Apesar da repressão, Alexander e Abel permanecem determinados em não cederem sem luta. Ambos registraram um processo legal contra suas sanções, ao reafirmar que foram alvejados por suas críticas legítimas à colonização sionista e por participarem dos atos pró-Palestina em sua instituição. “Nossos empregadores cometeram o erro de citar, nos procedimentos disciplinares que nos foram impostos, nossa presença em manifestações de solidariedade ao povo palestino”, explicou Alexander, ao apontar que a luta por justiça vai muito, muito além de apenas dois indivíduos.
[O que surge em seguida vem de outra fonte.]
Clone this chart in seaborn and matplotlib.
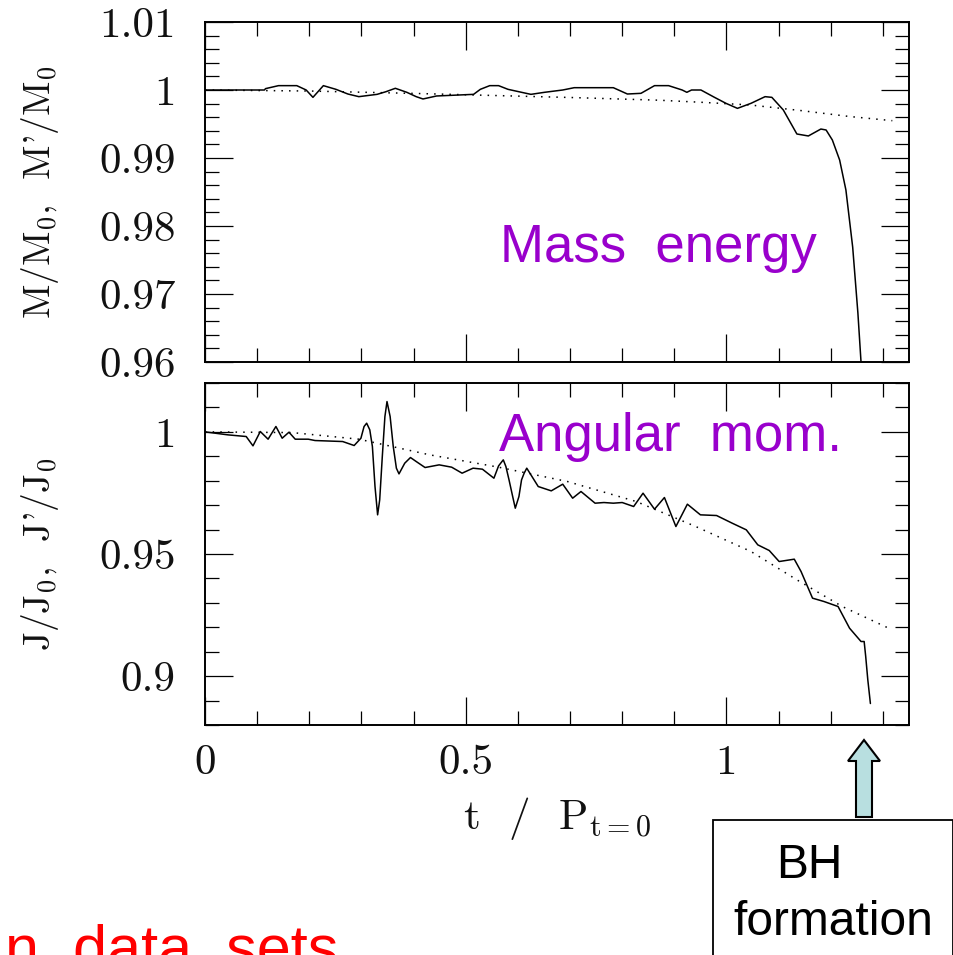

“Não queremos vencer somente para que se indenize a injustiça contra nós — queremos ser reempossados em nossos cargos eleitos, para dar início ao trabalho urgente de mudar as instituições, seja o sindicato ou a universidade como um todo”, corroboraram ambos a nossa entrevista. Suas demandas incluem também a ruptura de relações entre a SOAS e as Forças Armadas de Israel, reintegração dos estudantes suspensos e reconstrução do sindicato como uma instituição verdadeiramente independente e democrática.
Abel ecoou os apelos, ao instar estudantes, profissionais e aliados a resistirem às táticas de perseguição e intimidação da administração universitária. “Essa repressão representa, sim, um precedente assustador não apenas na SOAS, mas em todo o setor de educação”.
Concluiu Alexander: “Continuamos prontos para servir à comunidade da SOAS — como sempre fizemos — e espero que outros estudantes, trabalhadores e membros do público, que veem tamanho precedente em nossos casos, ao impor um ambiente hostil que vai além da sala de aulas ou do espaço de trabalho, juntem-se a nós na luta por justiça”.